WRITTEN REQUEST
Only the lines from the top of the listing below to the line that has "const a3Ticks = [-1, 0, 1];" should be echoed, with both ends kept and pictures left out.

PROVIDED DATA
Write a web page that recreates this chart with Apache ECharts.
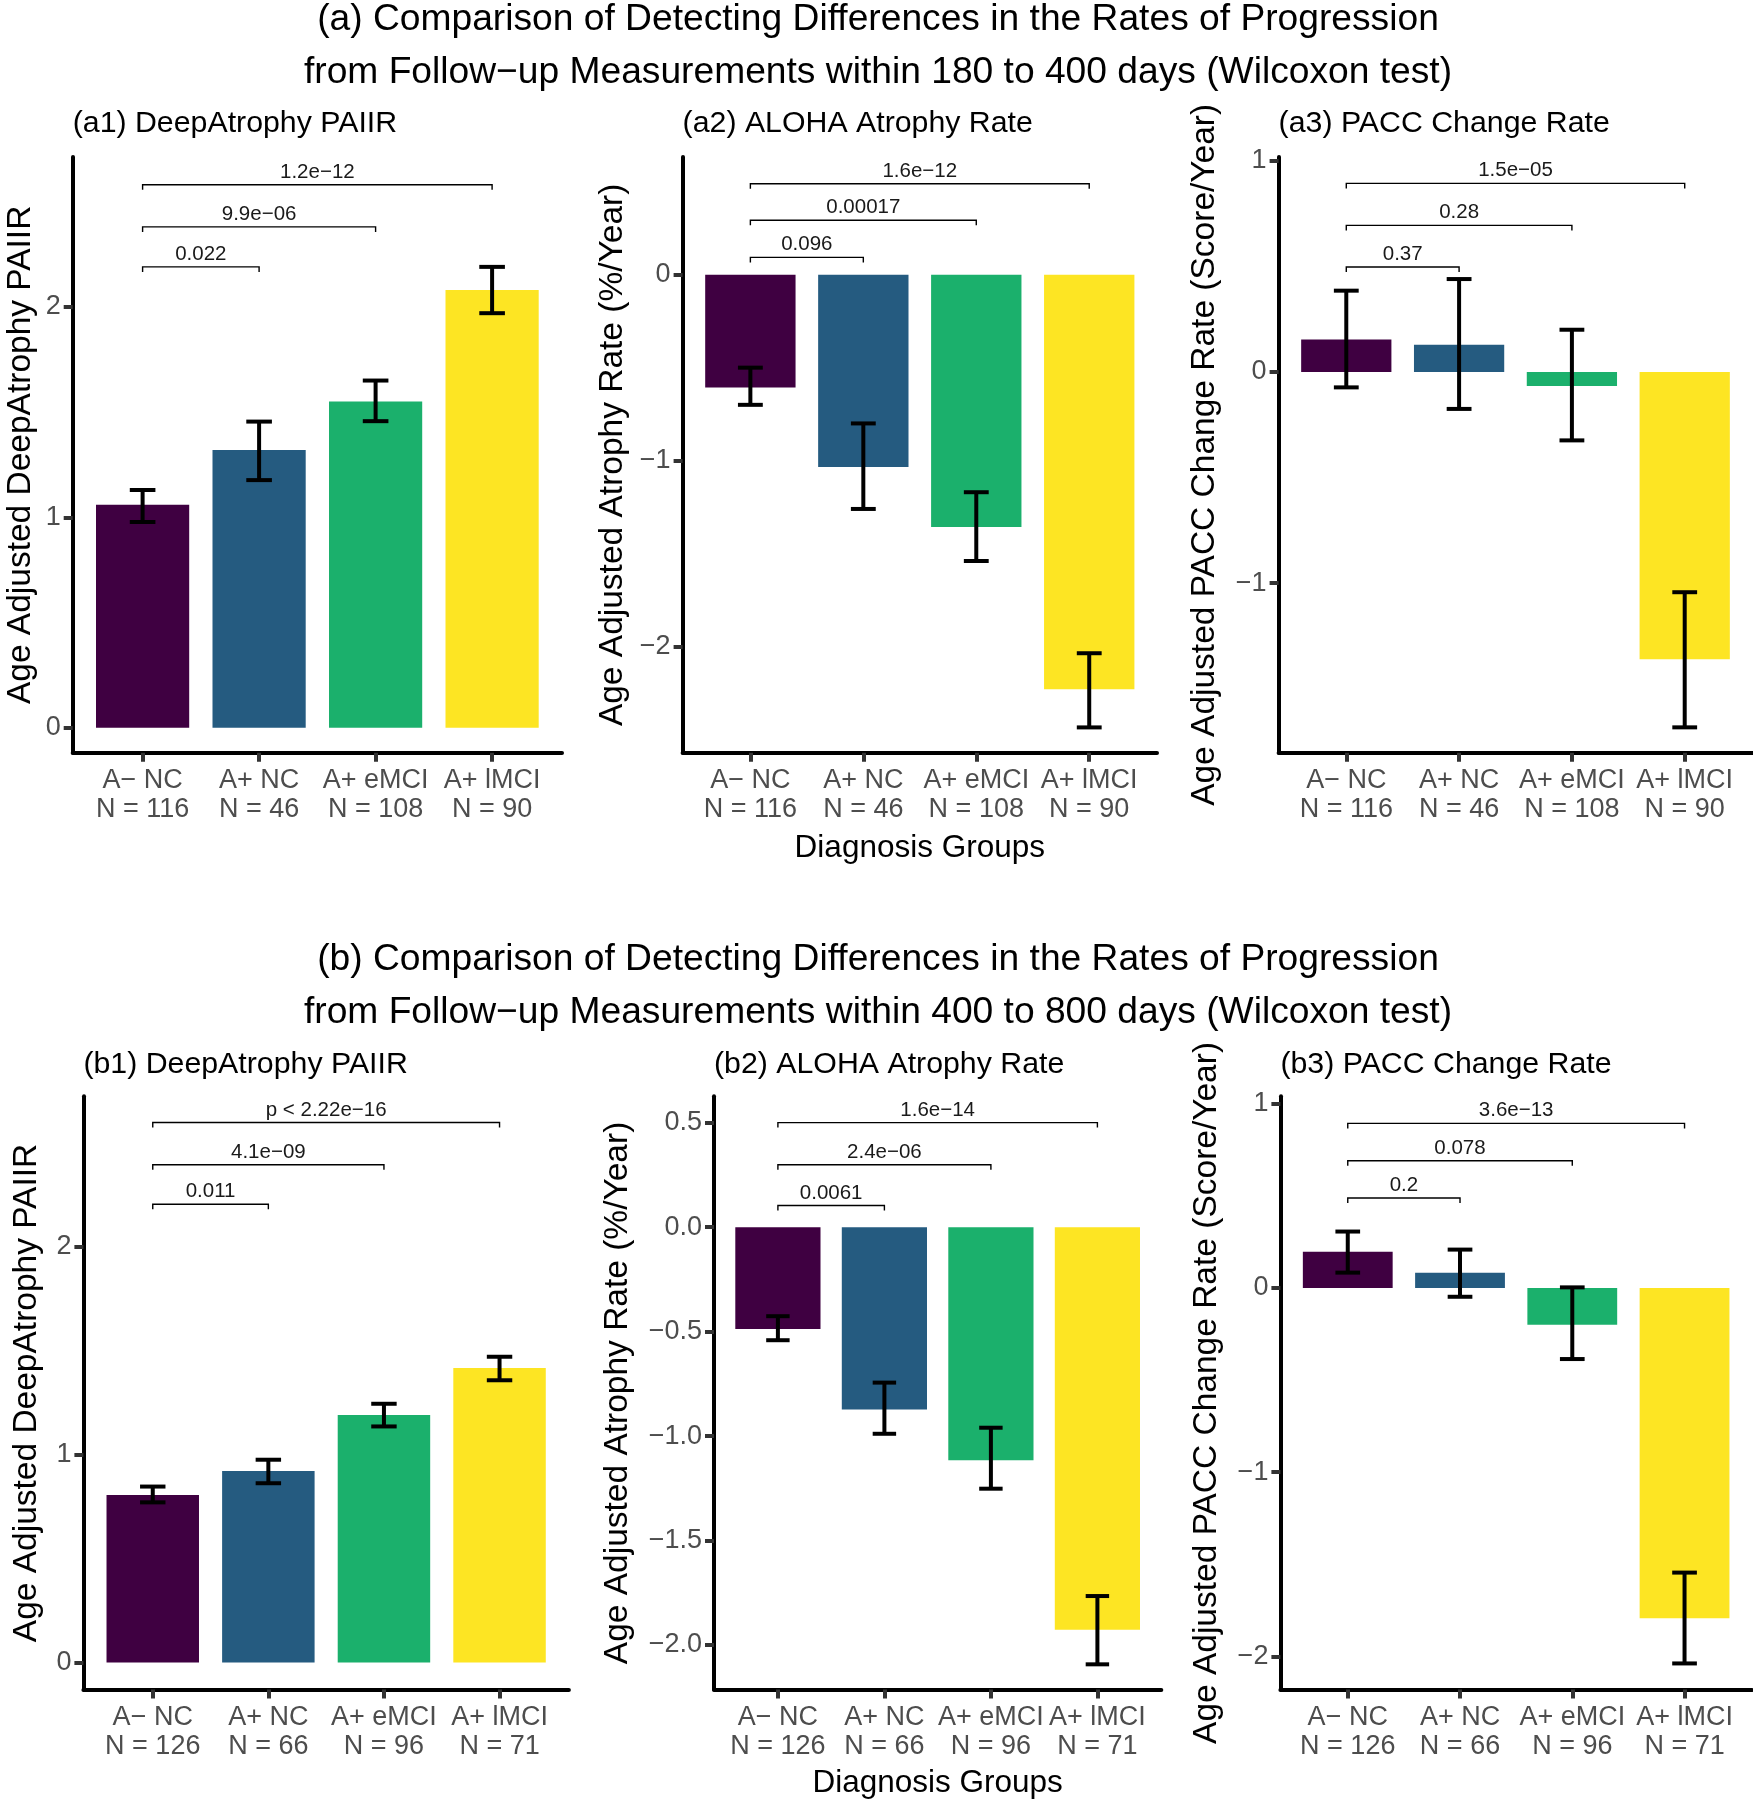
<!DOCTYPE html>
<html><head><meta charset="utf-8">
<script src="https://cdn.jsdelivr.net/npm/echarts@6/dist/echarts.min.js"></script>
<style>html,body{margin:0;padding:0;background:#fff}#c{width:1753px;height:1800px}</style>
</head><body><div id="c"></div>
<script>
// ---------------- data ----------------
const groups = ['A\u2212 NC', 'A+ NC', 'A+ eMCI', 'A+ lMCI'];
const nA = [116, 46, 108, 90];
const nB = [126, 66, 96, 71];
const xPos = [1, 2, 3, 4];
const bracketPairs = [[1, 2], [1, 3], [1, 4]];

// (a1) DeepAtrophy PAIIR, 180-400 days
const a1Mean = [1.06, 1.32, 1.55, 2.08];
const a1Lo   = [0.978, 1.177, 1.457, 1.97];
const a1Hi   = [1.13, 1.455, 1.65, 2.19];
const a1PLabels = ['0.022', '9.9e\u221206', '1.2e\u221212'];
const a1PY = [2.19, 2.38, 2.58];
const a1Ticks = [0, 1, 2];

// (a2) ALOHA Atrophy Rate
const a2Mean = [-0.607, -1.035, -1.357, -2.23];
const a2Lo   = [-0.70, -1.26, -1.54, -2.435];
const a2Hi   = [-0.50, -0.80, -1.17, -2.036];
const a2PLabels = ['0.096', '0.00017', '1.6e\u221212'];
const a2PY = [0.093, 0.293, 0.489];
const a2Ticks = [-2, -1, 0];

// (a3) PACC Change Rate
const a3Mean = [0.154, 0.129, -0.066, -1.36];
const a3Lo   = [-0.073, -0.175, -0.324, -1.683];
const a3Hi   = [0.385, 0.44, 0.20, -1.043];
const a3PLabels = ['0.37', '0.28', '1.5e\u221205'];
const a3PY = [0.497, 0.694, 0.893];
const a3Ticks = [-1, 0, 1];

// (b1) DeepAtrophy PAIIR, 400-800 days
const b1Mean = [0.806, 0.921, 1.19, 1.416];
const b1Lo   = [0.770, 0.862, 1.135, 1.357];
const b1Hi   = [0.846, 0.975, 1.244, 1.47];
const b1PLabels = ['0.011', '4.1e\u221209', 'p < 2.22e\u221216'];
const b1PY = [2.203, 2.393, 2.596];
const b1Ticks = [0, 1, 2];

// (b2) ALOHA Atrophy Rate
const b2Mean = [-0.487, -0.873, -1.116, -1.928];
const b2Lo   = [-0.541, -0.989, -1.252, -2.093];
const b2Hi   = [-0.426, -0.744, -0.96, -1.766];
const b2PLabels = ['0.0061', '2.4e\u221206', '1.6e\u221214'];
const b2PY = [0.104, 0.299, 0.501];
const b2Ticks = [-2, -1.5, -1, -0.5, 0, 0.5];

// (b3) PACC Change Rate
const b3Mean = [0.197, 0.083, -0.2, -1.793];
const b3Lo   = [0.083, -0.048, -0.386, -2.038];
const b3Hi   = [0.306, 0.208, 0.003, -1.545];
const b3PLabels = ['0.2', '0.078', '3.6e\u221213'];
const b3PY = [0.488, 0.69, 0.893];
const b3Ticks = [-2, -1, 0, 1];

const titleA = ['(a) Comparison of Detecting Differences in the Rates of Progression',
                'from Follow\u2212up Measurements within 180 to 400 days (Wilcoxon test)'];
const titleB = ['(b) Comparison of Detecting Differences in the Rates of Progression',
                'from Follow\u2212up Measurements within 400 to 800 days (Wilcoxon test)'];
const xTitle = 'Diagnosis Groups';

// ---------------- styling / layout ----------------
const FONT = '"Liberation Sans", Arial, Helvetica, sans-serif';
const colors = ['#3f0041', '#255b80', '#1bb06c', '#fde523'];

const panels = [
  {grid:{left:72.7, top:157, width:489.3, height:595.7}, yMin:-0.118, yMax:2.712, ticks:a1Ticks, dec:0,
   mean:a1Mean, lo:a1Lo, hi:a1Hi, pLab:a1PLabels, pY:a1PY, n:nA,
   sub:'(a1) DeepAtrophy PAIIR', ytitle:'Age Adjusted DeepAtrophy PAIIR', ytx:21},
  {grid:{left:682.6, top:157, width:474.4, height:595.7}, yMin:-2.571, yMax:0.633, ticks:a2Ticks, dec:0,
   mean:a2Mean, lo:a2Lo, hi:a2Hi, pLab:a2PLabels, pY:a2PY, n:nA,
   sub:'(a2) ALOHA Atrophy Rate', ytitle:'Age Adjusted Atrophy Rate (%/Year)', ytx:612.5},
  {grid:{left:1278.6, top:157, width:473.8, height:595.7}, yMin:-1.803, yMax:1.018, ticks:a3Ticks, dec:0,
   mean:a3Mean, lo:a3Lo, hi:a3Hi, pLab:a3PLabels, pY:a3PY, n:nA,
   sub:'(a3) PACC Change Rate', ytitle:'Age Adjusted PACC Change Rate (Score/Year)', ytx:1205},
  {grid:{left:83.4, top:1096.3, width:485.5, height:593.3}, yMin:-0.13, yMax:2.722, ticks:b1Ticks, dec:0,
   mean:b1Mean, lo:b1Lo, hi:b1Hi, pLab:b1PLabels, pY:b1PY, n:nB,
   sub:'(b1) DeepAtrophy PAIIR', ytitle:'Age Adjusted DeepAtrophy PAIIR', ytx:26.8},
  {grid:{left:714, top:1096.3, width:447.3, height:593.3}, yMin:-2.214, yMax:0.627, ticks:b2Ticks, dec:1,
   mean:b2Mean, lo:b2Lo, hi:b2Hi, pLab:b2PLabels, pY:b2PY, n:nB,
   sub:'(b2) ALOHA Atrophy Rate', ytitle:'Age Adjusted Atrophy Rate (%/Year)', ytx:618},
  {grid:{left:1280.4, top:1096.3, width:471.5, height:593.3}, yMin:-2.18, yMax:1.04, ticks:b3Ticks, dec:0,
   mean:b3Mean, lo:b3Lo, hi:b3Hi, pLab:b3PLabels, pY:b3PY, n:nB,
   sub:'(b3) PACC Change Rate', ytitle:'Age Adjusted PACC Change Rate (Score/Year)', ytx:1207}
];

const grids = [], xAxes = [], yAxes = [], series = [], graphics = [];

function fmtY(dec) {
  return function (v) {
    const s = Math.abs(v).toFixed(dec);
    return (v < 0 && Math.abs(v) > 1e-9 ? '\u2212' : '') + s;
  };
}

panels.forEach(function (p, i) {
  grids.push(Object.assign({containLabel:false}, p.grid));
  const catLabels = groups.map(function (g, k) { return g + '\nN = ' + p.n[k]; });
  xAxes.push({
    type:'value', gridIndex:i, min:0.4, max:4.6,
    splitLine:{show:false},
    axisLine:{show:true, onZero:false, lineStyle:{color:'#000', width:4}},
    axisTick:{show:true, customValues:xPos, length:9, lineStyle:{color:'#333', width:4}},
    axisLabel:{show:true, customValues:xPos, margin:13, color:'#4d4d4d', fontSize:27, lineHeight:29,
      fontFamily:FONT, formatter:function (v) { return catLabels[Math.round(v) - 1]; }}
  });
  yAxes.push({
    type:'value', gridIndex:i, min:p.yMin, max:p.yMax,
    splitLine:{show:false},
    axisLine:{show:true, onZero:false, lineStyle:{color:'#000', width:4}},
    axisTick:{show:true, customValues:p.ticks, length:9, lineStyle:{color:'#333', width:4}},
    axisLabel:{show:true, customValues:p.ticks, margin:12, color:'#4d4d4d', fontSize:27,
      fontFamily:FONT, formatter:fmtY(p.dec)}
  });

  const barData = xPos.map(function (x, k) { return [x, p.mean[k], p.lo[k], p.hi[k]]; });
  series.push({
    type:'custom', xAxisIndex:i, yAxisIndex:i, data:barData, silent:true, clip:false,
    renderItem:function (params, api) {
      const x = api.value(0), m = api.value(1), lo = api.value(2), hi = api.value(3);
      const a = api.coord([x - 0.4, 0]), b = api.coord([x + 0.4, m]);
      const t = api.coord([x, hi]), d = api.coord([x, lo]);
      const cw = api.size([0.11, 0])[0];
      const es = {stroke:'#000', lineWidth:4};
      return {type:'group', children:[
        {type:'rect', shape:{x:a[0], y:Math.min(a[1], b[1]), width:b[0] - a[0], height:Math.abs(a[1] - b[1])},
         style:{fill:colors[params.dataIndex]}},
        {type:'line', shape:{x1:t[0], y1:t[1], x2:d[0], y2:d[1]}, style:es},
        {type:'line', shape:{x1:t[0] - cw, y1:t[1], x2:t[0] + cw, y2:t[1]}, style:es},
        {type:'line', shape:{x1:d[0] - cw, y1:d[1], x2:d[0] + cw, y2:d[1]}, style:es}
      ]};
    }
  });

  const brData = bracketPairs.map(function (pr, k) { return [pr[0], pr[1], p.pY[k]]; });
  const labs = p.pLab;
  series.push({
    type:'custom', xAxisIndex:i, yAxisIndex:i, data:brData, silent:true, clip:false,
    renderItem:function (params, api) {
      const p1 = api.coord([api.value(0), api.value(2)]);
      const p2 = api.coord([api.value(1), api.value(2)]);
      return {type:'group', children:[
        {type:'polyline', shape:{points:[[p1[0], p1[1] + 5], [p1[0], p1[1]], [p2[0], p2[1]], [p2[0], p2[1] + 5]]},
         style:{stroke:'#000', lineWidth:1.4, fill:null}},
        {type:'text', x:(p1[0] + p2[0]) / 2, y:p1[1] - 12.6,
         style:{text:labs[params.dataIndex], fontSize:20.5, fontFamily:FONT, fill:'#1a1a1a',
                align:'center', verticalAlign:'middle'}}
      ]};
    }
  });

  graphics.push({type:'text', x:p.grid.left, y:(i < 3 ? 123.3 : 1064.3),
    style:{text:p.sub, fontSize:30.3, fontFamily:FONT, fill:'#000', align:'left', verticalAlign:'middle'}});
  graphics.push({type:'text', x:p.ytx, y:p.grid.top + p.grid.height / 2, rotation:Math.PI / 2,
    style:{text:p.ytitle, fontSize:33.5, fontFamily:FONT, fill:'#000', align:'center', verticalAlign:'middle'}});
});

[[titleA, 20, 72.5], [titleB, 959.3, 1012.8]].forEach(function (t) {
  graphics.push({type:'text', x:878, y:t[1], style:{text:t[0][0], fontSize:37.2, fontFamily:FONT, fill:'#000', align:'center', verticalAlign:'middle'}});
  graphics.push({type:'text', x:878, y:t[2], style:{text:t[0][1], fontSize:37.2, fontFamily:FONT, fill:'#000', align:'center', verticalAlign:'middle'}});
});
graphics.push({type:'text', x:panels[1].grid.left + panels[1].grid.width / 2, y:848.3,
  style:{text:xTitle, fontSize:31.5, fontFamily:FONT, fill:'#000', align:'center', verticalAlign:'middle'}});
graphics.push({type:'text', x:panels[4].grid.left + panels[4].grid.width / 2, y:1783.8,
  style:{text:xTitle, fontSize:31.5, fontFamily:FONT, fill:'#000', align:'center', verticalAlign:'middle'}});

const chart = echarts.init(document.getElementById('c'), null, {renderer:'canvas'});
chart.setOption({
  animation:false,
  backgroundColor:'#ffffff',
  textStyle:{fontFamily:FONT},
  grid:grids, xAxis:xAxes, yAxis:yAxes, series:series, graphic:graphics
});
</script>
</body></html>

WRITTEN RESPONSE
Write a web page that recreates this chart with Apache ECharts.
<!DOCTYPE html>
<html><head><meta charset="utf-8">
<script src="https://cdn.jsdelivr.net/npm/echarts@6/dist/echarts.min.js"></script>
<style>html,body{margin:0;padding:0;background:#fff}#c{width:1753px;height:1800px}</style>
</head><body><div id="c"></div>
<script>
// ---------------- data ----------------
const groups = ['A\u2212 NC', 'A+ NC', 'A+ eMCI', 'A+ lMCI'];
const nA = [116, 46, 108, 90];
const nB = [126, 66, 96, 71];
const xPos = [1, 2, 3, 4];
const bracketPairs = [[1, 2], [1, 3], [1, 4]];

// (a1) DeepAtrophy PAIIR, 180-400 days
const a1Mean = [1.06, 1.32, 1.55, 2.08];
const a1Lo   = [0.978, 1.177, 1.457, 1.97];
const a1Hi   = [1.13, 1.455, 1.65, 2.19];
const a1PLabels = ['0.022', '9.9e\u221206', '1.2e\u221212'];
const a1PY = [2.19, 2.38, 2.58];
const a1Ticks = [0, 1, 2];

// (a2) ALOHA Atrophy Rate
const a2Mean = [-0.607, -1.035, -1.357, -2.23];
const a2Lo   = [-0.70, -1.26, -1.54, -2.435];
const a2Hi   = [-0.50, -0.80, -1.17, -2.036];
const a2PLabels = ['0.096', '0.00017', '1.6e\u221212'];
const a2PY = [0.093, 0.293, 0.489];
const a2Ticks = [-2, -1, 0];

// (a3) PACC Change Rate
const a3Mean = [0.154, 0.129, -0.066, -1.36];
const a3Lo   = [-0.073, -0.175, -0.324, -1.683];
const a3Hi   = [0.385, 0.44, 0.20, -1.043];
const a3PLabels = ['0.37', '0.28', '1.5e\u221205'];
const a3PY = [0.497, 0.694, 0.893];
const a3Ticks = [-1, 0, 1];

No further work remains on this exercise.